● TASK PROMPT:
Work through the data below line by line and say how many lines hold "seaborn"; give only the number.
**** GIVEN MATERIAL ****
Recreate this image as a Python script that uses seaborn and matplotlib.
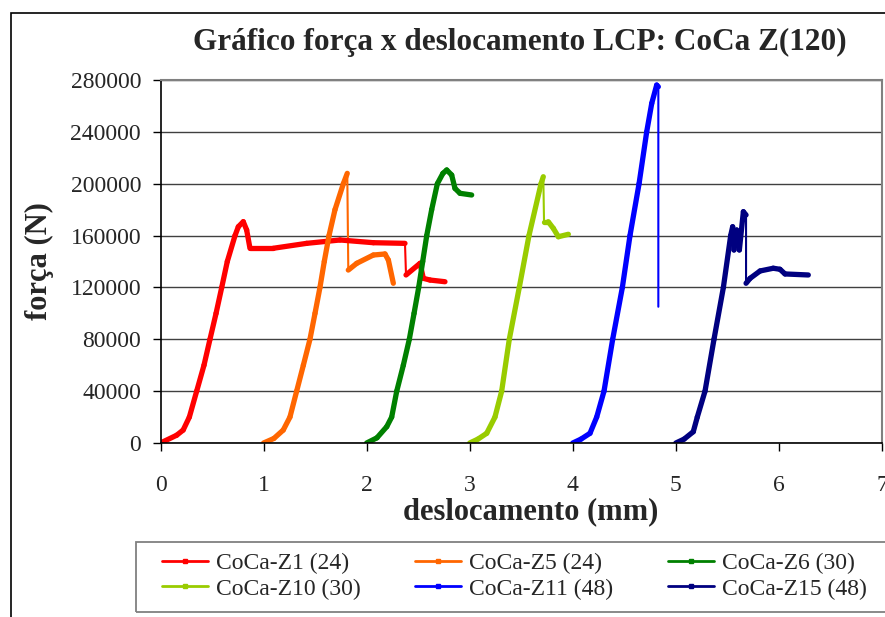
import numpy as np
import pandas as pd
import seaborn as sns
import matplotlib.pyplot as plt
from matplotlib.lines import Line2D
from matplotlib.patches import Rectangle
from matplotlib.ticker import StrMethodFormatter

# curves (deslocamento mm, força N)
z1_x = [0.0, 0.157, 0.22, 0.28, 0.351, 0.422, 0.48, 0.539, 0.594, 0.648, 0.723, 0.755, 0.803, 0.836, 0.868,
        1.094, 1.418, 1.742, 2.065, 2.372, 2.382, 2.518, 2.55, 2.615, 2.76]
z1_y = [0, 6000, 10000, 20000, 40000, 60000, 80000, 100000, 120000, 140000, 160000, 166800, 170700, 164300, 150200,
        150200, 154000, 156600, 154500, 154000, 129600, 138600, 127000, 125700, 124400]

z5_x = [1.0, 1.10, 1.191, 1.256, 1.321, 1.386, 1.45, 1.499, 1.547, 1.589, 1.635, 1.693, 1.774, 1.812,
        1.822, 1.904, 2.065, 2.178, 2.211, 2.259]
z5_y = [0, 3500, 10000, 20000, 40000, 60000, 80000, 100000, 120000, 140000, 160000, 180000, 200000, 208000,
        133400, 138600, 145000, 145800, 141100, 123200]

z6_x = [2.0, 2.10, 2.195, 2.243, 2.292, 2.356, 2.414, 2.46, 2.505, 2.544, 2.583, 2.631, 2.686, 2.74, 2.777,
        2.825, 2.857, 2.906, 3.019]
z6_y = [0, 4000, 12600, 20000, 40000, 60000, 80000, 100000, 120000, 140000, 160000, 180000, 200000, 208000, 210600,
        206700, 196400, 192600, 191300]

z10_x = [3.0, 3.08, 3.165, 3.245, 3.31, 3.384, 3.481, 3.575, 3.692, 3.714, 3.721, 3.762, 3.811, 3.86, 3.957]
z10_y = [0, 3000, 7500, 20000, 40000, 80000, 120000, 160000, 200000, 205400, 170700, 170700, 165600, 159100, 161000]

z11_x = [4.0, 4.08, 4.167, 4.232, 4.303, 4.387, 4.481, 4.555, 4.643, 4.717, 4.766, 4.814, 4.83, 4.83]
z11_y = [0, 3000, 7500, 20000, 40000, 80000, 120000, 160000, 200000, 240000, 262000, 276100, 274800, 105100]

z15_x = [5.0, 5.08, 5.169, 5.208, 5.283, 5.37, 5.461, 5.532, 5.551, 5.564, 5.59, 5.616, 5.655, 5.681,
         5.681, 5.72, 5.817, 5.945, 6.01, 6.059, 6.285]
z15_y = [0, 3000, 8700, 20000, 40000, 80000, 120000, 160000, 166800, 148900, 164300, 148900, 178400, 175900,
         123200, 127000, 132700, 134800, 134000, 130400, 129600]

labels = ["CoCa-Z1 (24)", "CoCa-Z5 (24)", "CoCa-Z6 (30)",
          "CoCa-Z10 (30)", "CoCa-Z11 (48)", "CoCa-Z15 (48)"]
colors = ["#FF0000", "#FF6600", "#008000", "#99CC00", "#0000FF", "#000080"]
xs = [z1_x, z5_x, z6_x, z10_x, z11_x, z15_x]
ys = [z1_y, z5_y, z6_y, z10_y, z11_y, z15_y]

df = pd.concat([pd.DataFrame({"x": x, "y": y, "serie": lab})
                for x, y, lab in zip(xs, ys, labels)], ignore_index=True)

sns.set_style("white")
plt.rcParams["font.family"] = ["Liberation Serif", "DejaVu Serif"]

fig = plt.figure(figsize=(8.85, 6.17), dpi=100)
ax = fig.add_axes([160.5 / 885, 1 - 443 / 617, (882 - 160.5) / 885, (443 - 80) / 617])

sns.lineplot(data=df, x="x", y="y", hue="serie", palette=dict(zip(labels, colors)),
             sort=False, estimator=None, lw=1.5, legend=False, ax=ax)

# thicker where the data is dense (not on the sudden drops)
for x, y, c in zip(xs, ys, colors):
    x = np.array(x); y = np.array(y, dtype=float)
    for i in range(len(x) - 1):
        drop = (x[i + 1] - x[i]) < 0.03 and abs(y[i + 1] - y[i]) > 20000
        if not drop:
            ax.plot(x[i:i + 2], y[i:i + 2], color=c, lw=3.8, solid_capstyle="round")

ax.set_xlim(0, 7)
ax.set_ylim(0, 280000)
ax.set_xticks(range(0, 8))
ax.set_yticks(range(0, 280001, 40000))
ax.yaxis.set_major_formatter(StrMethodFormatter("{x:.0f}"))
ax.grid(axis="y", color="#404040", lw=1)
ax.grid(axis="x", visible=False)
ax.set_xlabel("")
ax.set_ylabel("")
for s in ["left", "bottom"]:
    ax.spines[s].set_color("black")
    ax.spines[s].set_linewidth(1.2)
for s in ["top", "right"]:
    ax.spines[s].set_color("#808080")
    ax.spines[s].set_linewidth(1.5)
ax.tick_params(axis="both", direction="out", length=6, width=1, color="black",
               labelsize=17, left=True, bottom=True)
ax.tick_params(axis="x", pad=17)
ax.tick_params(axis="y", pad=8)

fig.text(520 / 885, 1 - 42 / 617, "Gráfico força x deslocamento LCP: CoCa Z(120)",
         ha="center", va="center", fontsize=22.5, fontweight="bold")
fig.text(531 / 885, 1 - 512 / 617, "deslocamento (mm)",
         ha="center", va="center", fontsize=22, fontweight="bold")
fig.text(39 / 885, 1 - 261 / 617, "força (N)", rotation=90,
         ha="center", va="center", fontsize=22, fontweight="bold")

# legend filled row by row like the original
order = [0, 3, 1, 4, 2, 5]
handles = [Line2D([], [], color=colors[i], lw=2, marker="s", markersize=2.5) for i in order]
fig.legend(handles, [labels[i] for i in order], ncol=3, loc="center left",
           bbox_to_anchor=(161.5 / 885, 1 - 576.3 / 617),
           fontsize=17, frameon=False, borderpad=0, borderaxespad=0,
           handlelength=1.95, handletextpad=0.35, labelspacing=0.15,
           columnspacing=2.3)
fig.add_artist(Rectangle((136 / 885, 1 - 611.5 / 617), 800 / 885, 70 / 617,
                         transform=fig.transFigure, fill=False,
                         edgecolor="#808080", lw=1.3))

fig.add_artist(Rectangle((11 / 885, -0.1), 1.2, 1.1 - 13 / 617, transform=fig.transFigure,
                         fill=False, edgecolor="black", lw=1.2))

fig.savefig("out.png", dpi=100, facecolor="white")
****
● EXPECTED ANSWER:
2